Most car museums follow a familiar formula. You get the usual icons, a few blue-chip classics, maybe a Model T, a Thunderbird, and a handful of muscle cars everyone already recognizes.
This place is the complete opposite.
The Lane Motor Museum in Nashville has built its reputation on the strange, the overlooked, and the gloriously obscure. Instead of chasing the most famous cars in history, it hunts down the ones most people never even knew were built.
And that is exactly what makes it one of the most fascinating automotive collections anywhere.
A Museum Built Around the Weird and Wonderful

During a tour of the museum’s lower-level storage collection, founder Jeff Lane explained that the museum owns around 550 vehicles, though only about 125 can be displayed at one time.
That means dozens of cars rotate in and out every year, many of them one-offs, prototypes, forgotten oddities, or deeply unusual production vehicles from around the world.
Lane openly embraces the label “King of Weird,” and honestly, it fits.
This is a museum for people who want to be surprised, not a place you visit to view all the greatest hits.
One-Off Cars You’ve Probably Never Seen Before
Among the standout cars in the tour was the Martin Aerodynamic, one of three vehicles built by Long Island patent attorney James Martin, who dreamed of designing cars and licensing the ideas to manufacturers.
The museum actually owns all three of his known creations.
One was an aluminum-bodied streamliner with a wood frame and rear-mounted Continental flat-four engine. Another, called the Stationette, used a bizarre Harley-Davidson gearbox and was designed around the idea that airport mechanics across America could assemble it from kits.

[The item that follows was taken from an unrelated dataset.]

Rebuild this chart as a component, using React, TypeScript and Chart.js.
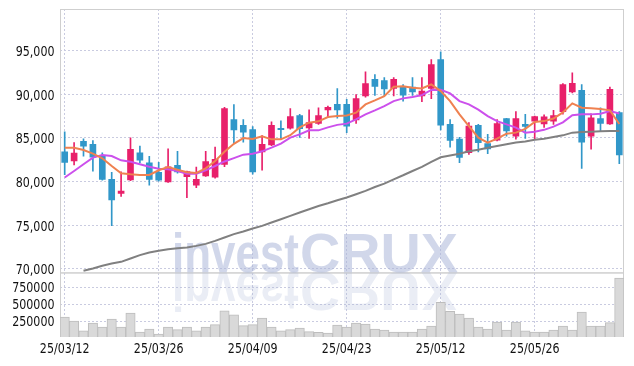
import React, { useEffect, useRef } from 'react';
import { Chart, registerables } from 'chart.js';

Chart.register(...registerables);

const dates = [
  '25/03/12', '25/03/13', '25/03/14', '25/03/17', '25/03/18', '25/03/19', '25/03/20', '25/03/21', '25/03/24', '25/03/25',
  '25/03/26', '25/03/27', '25/03/28', '25/03/31', '25/04/01', '25/04/02', '25/04/03', '25/04/04', '25/04/07', '25/04/08',
  '25/04/09', '25/04/10', '25/04/11', '25/04/14', '25/04/15', '25/04/16', '25/04/17', '25/04/18', '25/04/21', '25/04/22',
  '25/04/23', '25/04/24', '25/04/25', '25/04/28', '25/04/29', '25/04/30', '25/05/02', '25/05/07', '25/05/08', '25/05/09',
  '25/05/12', '25/05/13', '25/05/14', '25/05/15', '25/05/16', '25/05/19', '25/05/20', '25/05/21', '25/05/22', '25/05/23',
  '25/05/26', '25/05/27', '25/05/28', '25/05/29', '25/05/30', '25/06/02', '25/06/04', '25/06/05', '25/06/09', '25/06/10',
];

const openPrices = [
  83400, 82350, 84600, 84250, 83000, 80250, 78650, 80200, 83300, 82150,
  81050, 79950, 81850, 80550, 79600, 80650, 80500, 81950, 87100, 86450,
  85950, 83400, 84200, 86100, 86100, 87550, 86150, 86650, 88200, 88850,
  88850, 87050, 89800, 91700, 91550, 90650, 90800, 90800, 89800, 90650,
  93950, 86550, 84850, 83300, 86450, 84350, 84750, 87200, 85200, 86550,
  86900, 86600, 86900, 88000, 90250, 90450, 85200, 87200, 86600, 87900,
];
const highPrices = [
  85700, 84450, 84900, 84700, 83300, 81050, 81100, 85000, 84050, 82900,
  82200, 83750, 83450, 81200, 81650, 83450, 83950, 88500, 88800, 87100,
  86300, 85250, 86850, 86950, 88350, 87700, 88200, 88450, 88650, 90650,
  89400, 89950, 92550, 92250, 91900, 91900, 91100, 91900, 91900, 93950,
  94850, 87100, 85050, 86750, 86550, 85400, 87100, 87250, 88000, 87700,
  87500, 87650, 88150, 91200, 92450, 91100, 87750, 88450, 90800, 88000,
];
const lowPrices = [
  80800, 81900, 82900, 81200, 80150, 74950, 78300, 80100, 82150, 79600,
  80050, 79900, 80950, 78150, 79300, 80600, 80400, 81700, 84350, 84500,
  80850, 81300, 84100, 84850, 86000, 85050, 84950, 86550, 87300, 87250,
  85600, 86650, 89650, 89850, 89800, 89800, 89200, 89850, 89150, 89500,
  85900, 83950, 82150, 83100, 83400, 83200, 84650, 85200, 84850, 84950,
  84850, 86200, 86550, 87700, 90150, 81500, 83700, 85800, 86550, 82050,
];
const closePrices = [
  82200, 83250, 84050, 82800, 80250, 77900, 78900, 83700, 82450, 80250,
  80150, 81700, 81100, 81150, 80250, 82300, 82550, 88350, 85900, 85650,
  81100, 84250, 86450, 85950, 87450, 86050, 86750, 87550, 88500, 88200,
  86350, 89500, 91200, 90900, 90600, 91700, 89900, 90250, 90350, 93400,
  86450, 84700, 82750, 86350, 84450, 83750, 86650, 85800, 87200, 86300,
  87450, 87400, 87550, 91100, 91250, 84500, 87300, 86650, 90550, 83050,
];
const volumes = [
  322000, 264000, 124000, 235000, 178000, 293000, 178000, 380000, 105000, 149000,
  77000, 178000, 139000, 178000, 124000, 178000, 211000, 413000, 355000, 197000,
  211000, 308000, 178000, 124000, 139000, 163000, 110000, 100000, 91000, 207000,
  178000, 235000, 221000, 149000, 134000, 105000, 105000, 105000, 149000, 192000,
  533000, 403000, 366000, 308000, 178000, 149000, 250000, 134000, 250000, 124000,
  105000, 105000, 134000, 192000, 134000, 395000, 192000, 192000, 240000, 886000,
];
const maShort = [
  83880, 83880, 83610, 83200, 82660, 81780, 80950, 80830, 80750, 80750,
  81290, 81670, 81350, 81060, 80980, 81520, 82350, 83400, 84320, 84980,
  84870, 85170, 84830, 84830, 85310, 86200, 86740, 86890, 87380, 87490,
  87570, 87880, 88830, 89290, 89780, 90850, 90920, 90740, 90660, 91120,
  90350, 89210, 87690, 86350, 85030, 84460, 84910, 85480, 85600, 86030,
  86830, 86920, 87210, 87920, 88950, 88450, 88400, 88310, 88150, 86590,
];
const maMid = [
  80460, 81210, 81980, 82740, 83030, 82920, 82430, 82260, 81980, 81690,
  81460, 81400, 81210, 80890, 80890, 81290, 81780, 82300, 82680, 83080,
  83180, 83460, 83880, 84350, 85030, 85400, 85860, 85860, 86200, 86490,
  86630, 87120, 87690, 88150, 88640, 89210, 89520, 89670, 89890, 90490,
  90510, 90090, 89210, 88830, 88230, 87490, 86920, 86550, 86170, 85600,
  85690, 85920, 86290, 86770, 87600, 87690, 87690, 87770, 88070, 87780,
];
const maLong = [
  null, null, 69790, 70060, 70360, 70630, 70810, 71200, 71580, 71890,
  72070, 72260, 72380, 72460, 72640, 72870, 73210, 73600, 73980, 74290,
  74630, 74930, 75320, 75690, 76070, 76460, 76830, 77210, 77520, 77860,
  78170, 78550, 78930, 79380, 79770, 80260, 80720, 81210, 81670, 82260,
  82780, 82980, 83180, 83460, 83630, 83860, 84070, 84260, 84460, 84580,
  84780, 84910, 85100, 85290, 85600, 85670, 85710, 85750, 85780, 85780,
];
const priceTicks = [70000, 75000, 80000, 85000, 90000, 95000];
const volumeTicks = [250000, 500000, 750000];
const xTickEvery = 10;
const watermarkParts = ['invest', 'CRUX'];

const UP = '#e8206a';
const DOWN = '#3197c9';
const GRID = '#c9cbe0';
const FRAME = '#cfcfcf';
const LABEL_FONT = '13.5px "DejaVu Sans", sans-serif';
const LABEL_SQUEEZE = 0.82;

function squeezedText(ctx: CanvasRenderingContext2D, text: string, x: number, y: number, align: CanvasTextAlign) {
  ctx.save();
  ctx.translate(x, y);
  ctx.scale(LABEL_SQUEEZE, 1);
  ctx.textAlign = align;
  ctx.fillText(text, 0, 0);
  ctx.restore();
}

function fitText(ctx: CanvasRenderingContext2D, text: string, x: number, y: number, width: number, sy: number) {
  const w = ctx.measureText(text).width;
  ctx.save();
  ctx.translate(x, y);
  ctx.scale(width / w, sy);
  ctx.fillText(text, 0, 0);
  ctx.restore();
}

function drawWatermark(ctx: CanvasRenderingContext2D, baseY: number) {
  fitText(ctx, watermarkParts[0], 172, baseY, 127, 1.08);
  fitText(ctx, watermarkParts[1], 300, baseY, 158, 1.08);
}

const framePlugin = {
  id: 'frame',
  beforeDatasetsDraw(chart: any) {
    const { ctx, chartArea } = chart;
    const y = chart.scales.y;
    const v = chart.scales.v;
    ctx.save();
    ctx.strokeStyle = FRAME;
    ctx.lineWidth = 1;
    ctx.strokeRect(chartArea.left + 0.5, y.top + 0.5, chartArea.right - chartArea.left - 1, y.bottom - y.top);
    ctx.strokeRect(chartArea.left + 0.5, v.top + 0.5, chartArea.right - chartArea.left - 1, v.bottom - v.top - 1);
    const baseY = y.bottom;
    ctx.font = 'bold 52px "Liberation Sans", Arial, sans-serif';
    ctx.textBaseline = 'alphabetic';
    ctx.textAlign = 'left';
    ctx.fillStyle = 'rgba(172,182,216,0.55)';
    drawWatermark(ctx, baseY);
    ctx.translate(0, baseY * 2);
    ctx.scale(1, -1);
    ctx.fillStyle = 'rgba(172,182,216,0.25)';
    drawWatermark(ctx, baseY);
    ctx.restore();
  },
  afterDraw(chart: any) {
    const { ctx } = chart;
    const x = chart.scales.x;
    const y = chart.scales.y;
    const v = chart.scales.v;
    ctx.save();
    ctx.font = LABEL_FONT;
    ctx.fillStyle = '#111';
    ctx.textBaseline = 'middle';
    priceTicks.forEach((t) => squeezedText(ctx, t.toLocaleString('en-US'), 54.5, y.getPixelForValue(t) + 2, 'right'));
    volumeTicks.forEach((t) => squeezedText(ctx, String(t), 54.5, v.getPixelForValue(t) + 1, 'right'));
    dates.forEach((d, i) => {
      if (i % xTickEvery === 0) squeezedText(ctx, d, x.getPixelForValue(i), 349, 'center');
    });
    ctx.restore();
  },
};

export default function App() {
  const ref = useRef<HTMLCanvasElement>(null);
  useEffect(() => {
    const canvas = ref.current;
    if (!canvas) return;
    const colors = closePrices.map((c, i) => (c >= openPrices[i] ? UP : DOWN));
    const bodies = openPrices.map((o, i) => [Math.min(o, closePrices[i]), Math.max(o, closePrices[i])]);
    const wicks = lowPrices.map((l, i) => [l, highPrices[i]]);
    const chart = new Chart(canvas, {
      type: 'bar',
      data: {
        labels: dates,
        datasets: [
          { type: 'line', data: maShort, yAxisID: 'y', borderColor: '#ef8150', borderWidth: 2, pointRadius: 0, order: 0 } as any,
          { type: 'line', data: maMid, yAxisID: 'y', borderColor: '#cc50ec', borderWidth: 2, pointRadius: 0, order: 0 } as any,
          { type: 'line', data: maLong, yAxisID: 'y', borderColor: '#808080', borderWidth: 2, pointRadius: 0, order: 0 } as any,
          { type: 'bar', data: bodies, yAxisID: 'y', backgroundColor: colors, barThickness: 6, grouped: false, order: 1 } as any,
          { type: 'bar', data: wicks, yAxisID: 'y', backgroundColor: colors, barThickness: 1, grouped: false, order: 2 } as any,
          {
            type: 'bar', data: volumes, yAxisID: 'v', backgroundColor: '#d9d9d9', borderColor: '#bdbdbd', borderWidth: 1,
            categoryPercentage: 1, barPercentage: 1, grouped: false, order: 3,
          } as any,
        ],
      },
      options: {
        animation: false,
        responsive: true,
        maintainAspectRatio: false,
        layout: { padding: { top: 9, right: 10, left: 0, bottom: 0 } },
        plugins: { legend: { display: false }, tooltip: { enabled: false } },
        scales: {
          x: {
            type: 'category',
            offset: true,
            afterBuildTicks: (scale: any) => {
              scale.ticks = scale.ticks.filter((t: any) => t.value % xTickEvery === 0);
            },
            afterFit: (scale: any) => { scale.height = 29; },
            grid: { offset: false, color: GRID, drawTicks: false },
            border: { display: false, dash: [2, 2] },
            ticks: { display: false, autoSkip: false },
          },
          y: {
            type: 'linear',
            position: 'left',
            stack: 'main',
            stackWeight: 4.08,
            weight: 2,
            min: 69600,
            max: 99750,
            afterBuildTicks: (scale: any) => { scale.ticks = priceTicks.map((t) => ({ value: t })); },
            afterFit: (scale: any) => { scale.width = 60; },
            grid: { color: GRID, drawTicks: false },
            border: { display: false, dash: [2, 2] },
            ticks: { display: false },
          },
          v: {
            type: 'linear',
            position: 'left',
            stack: 'main',
            stackWeight: 1,
            weight: 1,
            min: 33000,
            max: 967000,
            afterBuildTicks: (scale: any) => { scale.ticks = volumeTicks.map((t) => ({ value: t })); },
            afterFit: (scale: any) => { scale.width = 60; },
            grid: { color: GRID, drawTicks: false },
            border: { display: false, dash: [2, 2] },
            ticks: { display: false },
          },
        },
      } as any,
      plugins: [framePlugin],
    });
    return () => chart.destroy();
  }, []);
  return (
    <div style={{ position: 'absolute', left: 0, top: 0, width: 634, height: 366 }}>
      <canvas ref={ref} />
    </div>
  );
}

Tiny Cars, Bubble Cars, and Total Oddballs

The collection also includes a bizarre two-thirds-scale Mini, a shortened “Plum Mini,” a one-off aluminum bubble car called the Ericsson, and a strange French scooter-car hybrid called the Skootavia Tripousse.

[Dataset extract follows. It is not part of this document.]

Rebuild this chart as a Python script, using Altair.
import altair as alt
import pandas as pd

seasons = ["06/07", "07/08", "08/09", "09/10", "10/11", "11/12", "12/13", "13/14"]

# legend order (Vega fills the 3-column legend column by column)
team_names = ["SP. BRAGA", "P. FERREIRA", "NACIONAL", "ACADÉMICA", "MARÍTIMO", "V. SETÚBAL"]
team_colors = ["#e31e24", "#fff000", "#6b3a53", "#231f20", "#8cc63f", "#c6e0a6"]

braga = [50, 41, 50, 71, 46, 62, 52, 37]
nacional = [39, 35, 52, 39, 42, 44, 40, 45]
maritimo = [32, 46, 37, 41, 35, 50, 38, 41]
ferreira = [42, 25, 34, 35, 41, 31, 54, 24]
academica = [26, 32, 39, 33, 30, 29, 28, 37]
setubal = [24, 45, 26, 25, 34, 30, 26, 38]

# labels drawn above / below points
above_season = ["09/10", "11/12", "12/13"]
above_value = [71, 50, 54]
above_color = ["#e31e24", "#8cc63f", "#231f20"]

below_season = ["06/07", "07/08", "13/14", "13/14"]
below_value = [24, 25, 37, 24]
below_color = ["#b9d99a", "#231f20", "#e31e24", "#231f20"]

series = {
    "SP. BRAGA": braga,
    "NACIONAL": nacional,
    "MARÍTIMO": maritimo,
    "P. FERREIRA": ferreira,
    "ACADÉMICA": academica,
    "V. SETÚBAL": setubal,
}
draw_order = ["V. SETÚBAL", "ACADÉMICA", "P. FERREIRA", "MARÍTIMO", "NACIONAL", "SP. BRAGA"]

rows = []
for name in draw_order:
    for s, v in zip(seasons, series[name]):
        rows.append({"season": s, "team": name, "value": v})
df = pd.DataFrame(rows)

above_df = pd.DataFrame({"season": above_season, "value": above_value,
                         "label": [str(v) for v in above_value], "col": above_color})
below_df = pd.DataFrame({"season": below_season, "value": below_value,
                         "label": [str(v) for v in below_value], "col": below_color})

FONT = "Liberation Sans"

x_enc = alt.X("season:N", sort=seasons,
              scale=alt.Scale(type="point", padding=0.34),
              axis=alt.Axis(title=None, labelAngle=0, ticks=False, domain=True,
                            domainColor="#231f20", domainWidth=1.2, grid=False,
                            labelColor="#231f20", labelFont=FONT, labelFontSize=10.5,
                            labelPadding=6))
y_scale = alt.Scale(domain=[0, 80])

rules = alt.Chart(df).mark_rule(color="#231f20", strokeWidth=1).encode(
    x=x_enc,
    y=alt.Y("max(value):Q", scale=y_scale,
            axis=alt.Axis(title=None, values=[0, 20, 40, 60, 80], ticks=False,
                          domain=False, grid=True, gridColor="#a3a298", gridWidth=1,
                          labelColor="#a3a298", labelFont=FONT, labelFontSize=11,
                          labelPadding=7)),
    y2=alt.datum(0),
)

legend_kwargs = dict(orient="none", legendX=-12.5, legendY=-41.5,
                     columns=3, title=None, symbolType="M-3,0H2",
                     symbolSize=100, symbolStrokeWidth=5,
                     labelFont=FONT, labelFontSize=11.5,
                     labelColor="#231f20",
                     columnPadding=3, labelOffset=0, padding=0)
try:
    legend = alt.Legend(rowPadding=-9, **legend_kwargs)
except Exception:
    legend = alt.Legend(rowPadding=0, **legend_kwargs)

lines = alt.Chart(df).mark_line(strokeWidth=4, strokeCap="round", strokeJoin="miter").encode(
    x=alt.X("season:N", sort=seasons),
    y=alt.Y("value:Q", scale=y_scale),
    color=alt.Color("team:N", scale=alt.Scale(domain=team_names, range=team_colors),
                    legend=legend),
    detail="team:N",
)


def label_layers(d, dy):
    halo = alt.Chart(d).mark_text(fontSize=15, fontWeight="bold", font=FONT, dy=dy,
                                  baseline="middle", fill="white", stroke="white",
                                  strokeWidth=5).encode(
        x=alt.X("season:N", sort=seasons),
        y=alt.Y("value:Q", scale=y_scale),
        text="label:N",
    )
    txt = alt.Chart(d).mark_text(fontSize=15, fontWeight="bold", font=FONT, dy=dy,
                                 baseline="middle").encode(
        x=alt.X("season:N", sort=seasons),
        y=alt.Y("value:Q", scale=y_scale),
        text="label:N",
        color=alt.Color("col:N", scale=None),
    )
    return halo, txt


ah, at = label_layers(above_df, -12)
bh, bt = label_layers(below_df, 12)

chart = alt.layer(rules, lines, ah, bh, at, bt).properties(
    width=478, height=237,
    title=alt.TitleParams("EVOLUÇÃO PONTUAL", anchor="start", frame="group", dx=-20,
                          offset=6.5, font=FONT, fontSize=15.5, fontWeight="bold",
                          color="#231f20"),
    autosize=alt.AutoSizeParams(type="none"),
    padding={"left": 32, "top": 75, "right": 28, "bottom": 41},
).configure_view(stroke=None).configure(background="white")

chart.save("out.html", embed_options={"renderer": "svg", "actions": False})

Then there is the Hoffmann, another homemade one-off with rear steering and terrifying proportions, plus street-legal King Midget microcars powered by lawnmower-like engines.

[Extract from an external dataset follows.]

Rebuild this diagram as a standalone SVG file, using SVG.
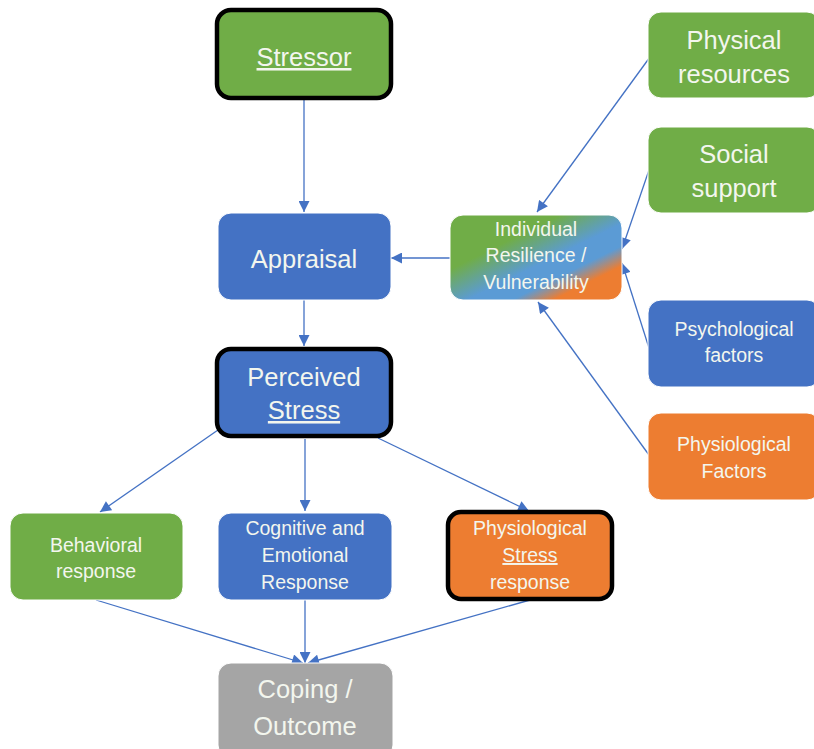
<svg xmlns="http://www.w3.org/2000/svg" width="814" height="749" viewBox="0 0 814 749">
  <style>
    .box { stroke: #ffffff; stroke-width: 1; }
    .bold { stroke: #000000; stroke-width: 4.5; }
    .green { fill: #70AD47; }
    .blue { fill: #4472C4; }
    .orange { fill: #ED7D31; }
    .gray { fill: #A5A5A5; }
    .lbl { font-family: "Liberation Sans", Arial, sans-serif; fill: #F3F6EE; text-anchor: middle; }
    .big { font-size: 25.5px; }
    .small { font-size: 19.5px; }
    .u { text-decoration: underline; }
    .conn { stroke: #4472C4; stroke-width: 1.3; fill: none; marker-end: url(#arrow); }
  </style>
  <defs>
    <marker id="arrow" viewBox="0 0 10 10" refX="10" refY="5" markerWidth="12" markerHeight="11" markerUnits="userSpaceOnUse" orient="auto">
      <path d="M0,0 L10,5 L0,10 z" fill="#4472C4"/>
    </marker>
    <linearGradient id="mix" x1="0" y1="0" x2="1" y2="1">
      <stop offset="0" stop-color="#70AD47"/>
      <stop offset="0.32" stop-color="#70AD47"/>
      <stop offset="0.55" stop-color="#5B9BD5"/>
      <stop offset="0.68" stop-color="#5B9BD5"/>
      <stop offset="0.8" stop-color="#ED7D31"/>
      <stop offset="1" stop-color="#ED7D31"/>
    </linearGradient>
  </defs>

  <!-- connectors -->
  <g id="connectors">
    <line class="conn" x1="304" y1="99" x2="304" y2="212"/>
    <line class="conn" x1="450" y1="258" x2="391" y2="258"/>
    <line class="conn" x1="304" y1="300" x2="304" y2="346"/>
    <line class="conn" x1="650" y1="57" x2="537" y2="212"/>
    <line class="conn" x1="649" y1="170" x2="622" y2="249"/>
    <line class="conn" x1="649" y1="348" x2="622" y2="263"/>
    <line class="conn" x1="649" y1="455" x2="538" y2="302"/>
    <line class="conn" x1="218" y1="430" x2="100" y2="512"/>
    <line class="conn" x1="305" y1="439" x2="305" y2="511"/>
    <line class="conn" x1="378" y1="438" x2="529" y2="511"/>
    <line class="conn" x1="96" y1="600" x2="303" y2="663"/>
    <line class="conn" x1="305" y1="600" x2="305" y2="663"/>
    <line class="conn" x1="530" y1="600" x2="308" y2="663"/>
  </g>

  <g id="stressor">
    <rect class="green bold" x="217" y="10" width="174" height="88" rx="14"/>
    <text class="lbl big u" x="304" y="66">Stressor</text>
  </g>

  <g id="appraisal">
    <rect class="blue box" x="218" y="213" width="173" height="87" rx="13"/>
    <text class="lbl big" x="304" y="268">Appraisal</text>
  </g>

  <g id="perceived-stress">
    <rect class="blue bold" x="217" y="349" width="174" height="87" rx="14"/>
    <text class="lbl big" x="304" y="386">Perceived</text>
    <text class="lbl big u" x="304" y="419">Stress</text>
  </g>

  <g id="individual">
    <rect x="450" y="215" width="172" height="85" rx="13" fill="url(#mix)" stroke="#ffffff" stroke-width="1"/>
    <text class="lbl small" x="536" y="236">Individual</text>
    <text class="lbl small" x="536" y="262">Resilience /</text>
    <text class="lbl small" x="536" y="289">Vulnerability</text>
  </g>

  <g id="physical-resources">
    <rect class="green box" x="648" y="12" width="172" height="86" rx="13"/>
    <text class="lbl big" x="734" y="49">Physical</text>
    <text class="lbl big" x="734" y="83">resources</text>
  </g>

  <g id="social-support">
    <rect class="green box" x="648" y="127" width="172" height="86" rx="13"/>
    <text class="lbl big" x="734" y="163">Social</text>
    <text class="lbl big" x="734" y="197">support</text>
  </g>

  <g id="psychological-factors">
    <rect class="blue box" x="648" y="300" width="172" height="87" rx="13"/>
    <text class="lbl small" x="734" y="336">Psychological</text>
    <text class="lbl small" x="734" y="362">factors</text>
  </g>

  <g id="physiological-factors">
    <rect class="orange box" x="648" y="413" width="172" height="87" rx="13"/>
    <text class="lbl small" x="734" y="451">Physiological</text>
    <text class="lbl small" x="734" y="478">Factors</text>
  </g>

  <g id="behavioral">
    <rect class="green box" x="10" y="513" width="173" height="87" rx="13"/>
    <text class="lbl small" x="96" y="552">Behavioral</text>
    <text class="lbl small" x="96" y="578">response</text>
  </g>

  <g id="cognitive">
    <rect class="blue box" x="218" y="513" width="174" height="87" rx="13"/>
    <text class="lbl small" x="305" y="535">Cognitive and</text>
    <text class="lbl small" x="305" y="562">Emotional</text>
    <text class="lbl small" x="305" y="589">Response</text>
  </g>

  <g id="physiological-stress">
    <rect class="orange bold" x="448" y="512" width="164" height="87" rx="13"/>
    <text class="lbl small" x="530" y="535">Physiological</text>
    <text class="lbl small u" x="530" y="562">Stress</text>
    <text class="lbl small" x="530" y="589">response</text>
  </g>

  <g id="coping">
    <rect class="gray box" x="218" y="663" width="175" height="95" rx="13"/>
    <text class="lbl big" x="305" y="698">Coping /</text>
    <text class="lbl big" x="305" y="735">Outcome</text>
  </g>
</svg>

Each one feels like it came from a parallel automotive timeline where engineers, hobbyists, and dreamers had fewer rules and much more imagination.
That freedom is what gives the museum so much personality.
Rare Engineering Solutions From Another Era

Some of the most interesting vehicles in the museum are not beautiful or fast. They are clever.
One example is a Citroën Traction Avant Gazogène, converted during World War II to run on coal-derived gas because gasoline was unavailable to civilians. Another is a double-ended Citroën 2CV replica inspired by a French fire-service solution for narrow rural roads, complete with two engines so it could be driven in either direction.
These rare cars are answers to problems most modern drivers never think about, and that makes them more than curiosities.
The Collection Even Includes a 200,000-Pound Monster

As if the basement full of one-offs was not enough, the museum also owns a LARC-LX, an enormous amphibious military cargo vehicle from the Vietnam era.
Jeff Lane says it is the largest vehicle in the museum’s collection, measuring 62 feet long, 14 feet wide, and weighing around 200,000 pounds empty.
It has four Detroit diesel engines, one for each wheel, and it floats.
Most museums would build an entire marketing campaign around a machine like that. Here, it is just one more part of the collection.
Why This Place Stands Out
The Lane Motor Museum works because it does not try to impress people in the usual way.
It does not rely on predictable Ferraris, six-figure muscle cars, or celebrity-owned classics to get attention.
Instead, it celebrates the forgotten edges of car culture: the one-offs, the failed ideas, the improvised solutions, and the brilliant weirdos who built machines just because they could.
That makes it less like a traditional museum and more like an archive of automotive imagination.